Behind the wheel of the long-awaited mid-engine 2020 Chevrolet Corvette Stingray: Page 2 of 4

There's a lot more to the C8 Corvette's technology inventory than just the relocated engine.
(Image source: General Motors Co.)

In addition to shifting the car’s weight balance rearward over the driving wheels, another important benefit of the redesign is that the new car’s torsional rigidity is 40 percent better than that of the old car, thanks to the engine and transaxle bolting rigidly to the chassis to anchor the rear suspension. Reducing the uncontrolled movement of the frame lets the suspension work more accurately, making Hurley’s job easier and more effective when tuning the BWI Magnaride shock absorbers.

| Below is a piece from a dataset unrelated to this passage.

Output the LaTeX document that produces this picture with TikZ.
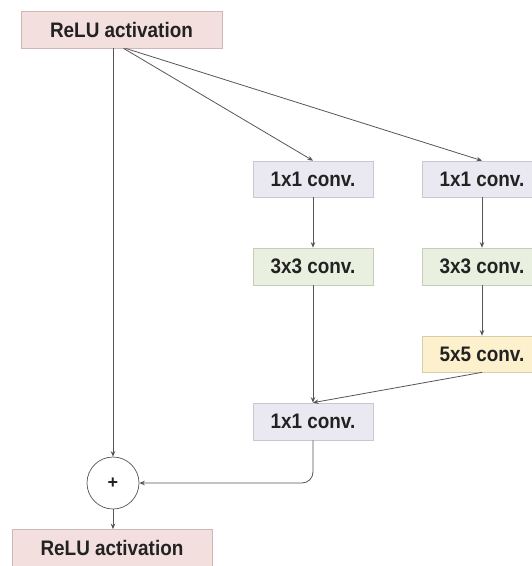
\documentclass[tikz,border=0pt]{standalone}
\usepackage{fontspec}
\setmainfont{Liberation Sans}
\newfontfamily\labelfont[FakeStretch=0.9]{Liberation Sans}
\usetikzlibrary{arrows.meta}
\definecolor{reluFill}{HTML}{F3DFDD}
\definecolor{reluLine}{HTML}{CDB8B6}
\definecolor{oneFill}{HTML}{EAE9F1}
\definecolor{oneLine}{HTML}{C9C8D1}
\definecolor{threeFill}{HTML}{E9F0E0}
\definecolor{threeLine}{HTML}{C6CDBD}
\definecolor{fiveFill}{HTML}{FCF0CD}
\definecolor{fiveLine}{HTML}{D9CCA8}
\definecolor{wire}{HTML}{555555}
\definecolor{ink}{HTML}{222222}
\tikzset{
  layer/.style={draw, line width=0.7pt, inner sep=0pt, minimum width=120pt,
    minimum height=36pt, text=ink,
    font=\labelfont\fontsize{21}{24}\selectfont\bfseries},
  relubox/.style={layer, fill=reluFill, draw=reluLine, minimum width=201pt, minimum height=37pt},
  onebox/.style={layer, fill=oneFill, draw=oneLine},
  threebox/.style={layer, fill=threeFill, draw=threeLine, minimum height=37pt},
  fivebox/.style={layer, fill=fiveFill, draw=fiveLine},
  sumnode/.style={circle, draw=wire, fill=white, line width=0.7pt, minimum size=52pt,
    inner sep=0pt, text=ink, font=\fontsize{18}{20}\selectfont\bfseries},
  flow/.style={draw=wire, line width=0.8pt, -{Stealth[length=5.5pt,width=4.5pt]}}
}
\begin{document}
\begin{tikzpicture}[x=1pt, y=-1pt]
\useasboundingbox (0,0) rectangle (532,566);
\begin{scope}
\clip (0,0) rectangle (532,566);
% blocks
\node[relubox] (relu1) at (121.5,29.5) {ReLU activation};
\node[onebox] (c1a) at (313,179) {1x1 conv.};
\node[onebox] (c1b) at (482,179) {1x1 conv.};
\node[threebox] (c3a) at (313,266.5) {3x3 conv.};
\node[threebox] (c3b) at (482,266.5) {3x3 conv.};
\node[fivebox] (c5) at (482,354) {5x5 conv.};
\node[onebox, minimum height=37pt] (c1c) at (313,421.5) {1x1 conv.};
\node[sumnode] (plus) at (113,483) {+};
\node[relubox, minimum width=200pt] (relu2) at (112,548) {ReLU activation};
% connectors
\draw[flow] (relu1.south -| plus.north) -- (plus.north);
\draw[flow] ([xshift=2pt]relu1.south) -- (c1a.north);
\draw[flow] ([xshift=4pt]relu1.south) -- (c1b.north);
\draw[flow] (c1a) -- (c3a);
\draw[flow] (c1b) -- (c3b);
\draw[flow] (c3b) -- (c5);
\draw[flow] (c3a) -- (c1c);
\draw[flow] (c5.south) -- (c1c.north);
\draw[flow, rounded corners=11pt] (c1c.south) |- (plus.east);
\draw[flow] (plus.south) -- (plus.south |- relu2.north);
\end{scope}
\end{tikzpicture}
\end{document}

Those shocks are unchanged from the ones on the 2019 Corvette, but now they benefit from a new, more powerful electronic controller and from the replacement of the old mechanical suspension position sensors with accelerometers. The mechanical sensors themselves are accurate enough, said Hurley, but the linkage that attaches them to the moving parts introduces play that makes small movements impossible to capture properly. 

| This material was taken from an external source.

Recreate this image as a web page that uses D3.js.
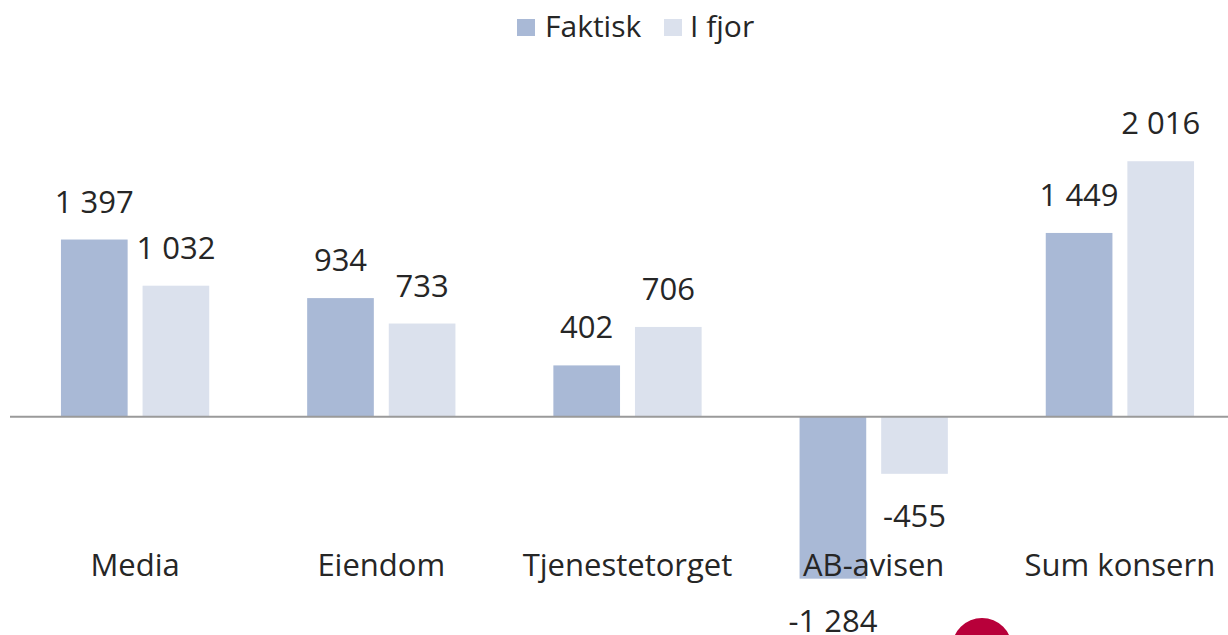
<!DOCTYPE html>
<html>
<head>
<meta charset="utf-8">
<script src="https://cdn.jsdelivr.net/npm/d3@7"></script>
<style>
  body { margin: 0; background: #fff; }
  text { font-family: "Open Sans", sans-serif; fill: #262626; }
</style>
</head>
<body>
<svg></svg>
<script>
var categories = ["Media", "Eiendom", "Tjenestetorget", "AB-avisen", "Sum konsern"]
var series = ["Faktisk", "I fjor"]
var faktisk = [1397, 934, 402, -1284, 1449]
var ifjor = [1032, 733, 706, -455, 2016]

var colors = { "Faktisk": "#a9b9d6", "I fjor": "#dbe1ed" }

var width = 1228
var height = 635
var svg = d3.select('svg').attr('width', width).attr('height', height)

var locale = d3.formatLocale({ decimal: ",", thousands: " ", grouping: [3], currency: ["", ""], minus: "-" })
var fmt = locale.format(",d")

var rows = categories.map(function(c, i) {
  return { cat: c, values: [{ key: "Faktisk", value: faktisk[i] }, { key: "I fjor", value: ifjor[i] }] }
})

var x0 = d3.scaleBand().domain(categories).range([12, 1243])
var x1 = d3.scaleBand().domain(series).range([0, x0.bandwidth()])
  .paddingInner(0.183).paddingOuter(0.6)
var y = d3.scaleLinear().domain([-1500, 2500]).range([606, 100])

var groups = svg.append('g').selectAll('g')
  .data(rows)
  .enter().append('g')
  .attr('transform', function(d) { return 'translate(' + x0(d.cat) + ',0)' })

groups.selectAll('rect')
  .data(function(d) { return d.values })
  .enter().append('rect')
  .attr('x', function(d) { return x1(d.key) })
  .attr('width', x1.bandwidth())
  .attr('y', function(d) { return y(Math.max(0, d.value)) })
  .attr('height', function(d) { return Math.abs(y(d.value) - y(0)) })
  .attr('fill', function(d) { return colors[d.key] })

// zero line
svg.append('line')
  .attr('x1', 10).attr('x2', width)
  .attr('y1', y(0) + 0.5).attr('y2', y(0) + 0.5)
  .attr('stroke', '#9a9a9a').attr('stroke-width', 2)

// value labels
groups.selectAll('text.val')
  .data(function(d) { return d.values })
  .enter().append('text')
  .attr('class', 'val')
  .attr('text-anchor', 'middle')
  .attr('font-size', 31)
  .attr('x', function(d) { return x1(d.key) + x1.bandwidth() / 2 })
  .attr('y', function(d) { return d.value >= 0 ? y(d.value) - 27 : y(d.value) + 53 })
  .text(function(d) { return fmt(d.value) })

// category labels
groups.append('text')
  .attr('text-anchor', 'middle')
  .attr('font-size', 31)
  .attr('x', x0.bandwidth() / 2)
  .attr('y', 576)
  .text(function(d) { return d.cat })

// legend
var legend = svg.append('g')
var legendItems = [{ key: "Faktisk", x: 517, tx: 545 }, { key: "I fjor", x: 664, tx: 690 }]
legend.selectAll('rect')
  .data(legendItems)
  .enter().append('rect')
  .attr('x', function(d) { return d.x })
  .attr('y', 19)
  .attr('width', 18).attr('height', 17)
  .attr('fill', function(d) { return colors[d.key] })
legend.selectAll('text')
  .data(legendItems)
  .enter().append('text')
  .attr('x', function(d) { return d.tx })
  .attr('y', 37)
  .attr('font-size', 30)
  .text(function(d) { return d.key })

// logo fragment at the bottom edge
svg.append('circle').attr('cx', 982).attr('cy', 648).attr('r', 30).attr('fill', '#b8003a')
svg.append('circle').attr('cx', 980).attr('cy', 650).attr('r', 15).attr('fill', '#fff')
</script>
</body>
</html>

As a result, engineers couldn’t calibrate the old car to filter out the buzz from small motions as when driving over gravel, because the signal of the bumps was lost in the noise of the play within the linkage, Hurley explained. Using accelerometers at each corner (plus another one in the control unit) to measure motion directly provides much more useful data that let Hurley’s team provide a smoother ride in those conditions.

(Image source: General Motors Co.)

Driving on the smooth roads outside Phoenix provided no opportunity to experience the car’s ability to deal with coarse surfaces, but switching between the Touring, Sport, and Track modes did demonstrate obvious differences in the car’s response.

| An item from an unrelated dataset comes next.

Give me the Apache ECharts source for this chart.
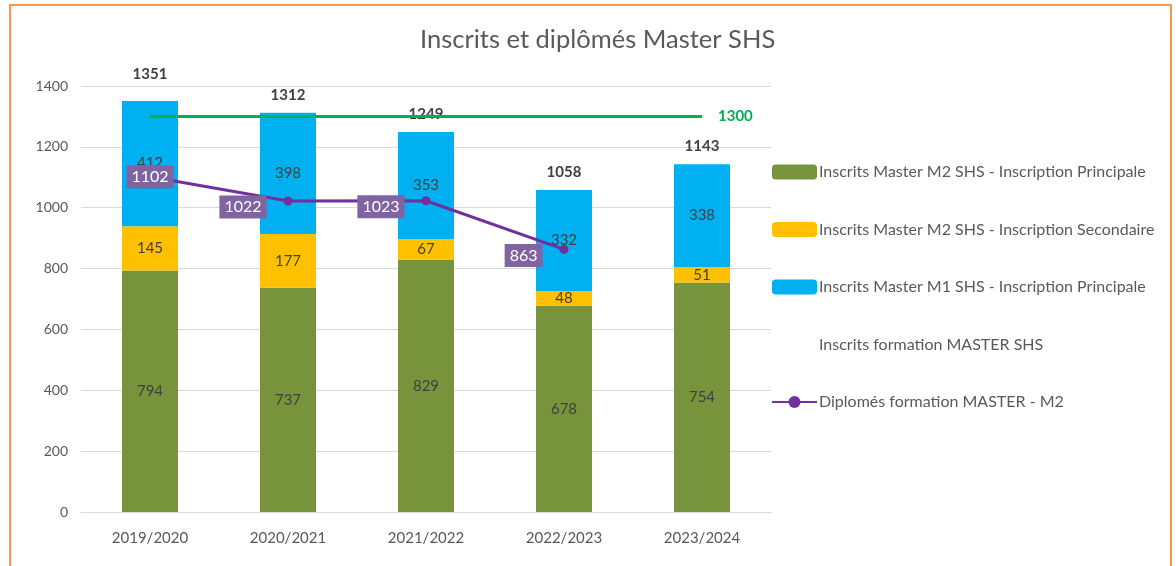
<!DOCTYPE html>
<html>
<head>
<meta charset="utf-8">
<script src="https://cdn.jsdelivr.net/npm/echarts@6/dist/echarts.min.js"></script>
<style>
  html, body { margin: 0; padding: 0; background: #fff; }
  #main { width: 1176px; height: 566px; }
</style>
</head>
<body>
<div id="main"></div>
<script>
var years = ['2019/2020', '2020/2021', '2021/2022', '2022/2023', '2023/2024'];
var m2Principale = [794, 737, 829, 678, 754];
var m2Secondaire = [145, 177, 67, 48, 51];
var m1Principale = [412, 398, 353, 332, 338];
var totalInscrits = [1351, 1312, 1249, 1058, 1143];
var diplomes = [1102, 1022, 1023, 863, null];
var objectif = [1300, 1300, 1300, 1300, 1300];

var names = [
    'Inscrits Master M2 SHS - Inscription Principale',
    'Inscrits Master M2 SHS - Inscription Secondaire',
    'Inscrits Master M1 SHS - Inscription Principale',
    'Inscrits formation MASTER SHS',
    'Diplomés formation MASTER - M2'
];

var font = 'Lato, "Open Sans", sans-serif';
var barLabel = { show: true, position: 'inside', color: '#404040', fontSize: 15, fontFamily: font };

var myChart = echarts.init(document.getElementById('main'));

var option = {
    textStyle: { fontFamily: font },
    animation: false,
    graphic: [{
        type: 'rect',
        shape: { x: 10, y: 5, width: 1161, height: 600 },
        style: { fill: 'none', stroke: '#f79646', lineWidth: 2 }
    }],
    title: {
        text: 'Inscrits et diplômés Master SHS',
        left: 415,
        top: 22,
        textStyle: { color: '#595959', fontSize: 25.5, fontWeight: 'normal', fontFamily: font }
    },
    legend: {
        orient: 'vertical',
        left: 766,
        top: 159,
        itemWidth: 45,
        itemHeight: 15,
        itemGap: 41.5,
        textStyle: { color: '#595959', fontSize: 16, lineHeight: 16, fontFamily: font, padding: [0, 0, 0, -3] },
        data: [
            { name: names[0] },
            { name: names[1] },
            { name: names[2] },
            { name: names[3], icon: 'none' },
            { name: names[4] }
        ]
    },
    grid: { left: 81, right: 405, top: 86, bottom: 54 },
    xAxis: {
        type: 'category',
        data: years,
        axisLine: { lineStyle: { color: '#d9d9d9' } },
        axisTick: { show: false },
        axisLabel: { color: '#595959', fontSize: 15, margin: 19, fontFamily: font }
    },
    yAxis: {
        type: 'value',
        min: 0,
        max: 1400,
        interval: 200,
        axisLine: { show: false },
        axisTick: { show: false },
        splitLine: { lineStyle: { color: '#d9d9d9' } },
        axisLabel: {
            color: '#595959', fontSize: 14, margin: 13, fontFamily: font,
            formatter: function (v) { return String(v); }
        }
    },
    series: [{
        name: names[0],
        type: 'bar',
        stack: 'inscrits',
        barWidth: 56,
        data: m2Principale,
        itemStyle: { color: '#77933c' },
        label: barLabel
    }, {
        name: names[1],
        type: 'bar',
        stack: 'inscrits',
        data: m2Secondaire,
        itemStyle: { color: '#ffc000' },
        label: barLabel
    }, {
        name: names[2],
        type: 'bar',
        stack: 'inscrits',
        data: m1Principale,
        itemStyle: { color: '#00b0f0' },
        label: barLabel
    }, {
        name: names[3],
        type: 'line',
        data: totalInscrits.map(function (v, i) {
            return i === 0 ? { value: v, label: { offset: [0, -9] } } : v;
        }),
        symbol: 'circle',
        symbolSize: 1,
        itemStyle: { color: 'transparent' },
        lineStyle: { width: 0, opacity: 0 },
        label: {
            show: true,
            position: 'top',
            distance: 10,
            color: '#404040',
            fontSize: 15,
            fontWeight: 'bold',
            fontFamily: font
        },
        z: 4
    }, {
        name: 'Objectif',
        type: 'line',
        data: objectif,
        symbol: 'none',
        lineStyle: { color: '#00b050', width: 3 },
        itemStyle: { color: '#00b050' },
        endLabel: {
            show: true,
            formatter: '{c}',
            color: '#00b050',
            fontSize: 15,
            fontWeight: 'bold',
            distance: 16,
            fontFamily: font
        },
        z: 5
    }, {
        name: names[4],
        type: 'line',
        data: diplomes.map(function (v, i) {
            return i === 0 ? { value: v, label: { position: 'inside', offset: [0, 0] } } : v;
        }),
        symbol: 'circle',
        symbolSize: 9,
        lineStyle: { color: '#7030a0', width: 3 },
        itemStyle: { color: '#7030a0' },
        label: {
            show: true,
            position: 'left',
            distance: 17,
            offset: [0, 6],
            color: '#fff',
            fontSize: 16,
            fontFamily: font,
            backgroundColor: '#8064a2',
            padding: [4, 5, 3, 5]
        },
        z: 6
    }]
};

myChart.setOption(option);
window.addEventListener('resize', function () {
    myChart.resize();
});
</script>
</body>
</html>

Touring mode makes the suspension softer and more comfortable, as advertised, while Sport sharpens responses to make the handling crisper with a slight degradation in ride quality. Track mode is sharper still, but without a track testing opportunity with this prototype we will have to postpone judgement on its effectiveness until later.

Interestingly, Hurley reports that because the Corvette was his team’s first experience with a mid-engine car with a rearward weight bias, often the familiar solutions to common problems no longer applied. When they might have softened the front shocks in response to an issue previously, now the answer might be to tighten the rear instead, he explained. Testing, trial and error and continuous refinement of the algorithms resulted in a car that exhibits well-executed responses to input from the road and the driver.

In a mid-engine car, obviously, the engine is now behind the passenger cabin rather than ahead of it, and this move has a noticeable effect on engine noise. Just as jetliners leave the thunder of jet exhaust in the plane’s wake, with little effect on passengers, so does the Corvette driver ride along ahead of the noise produced behind and exiting out the back.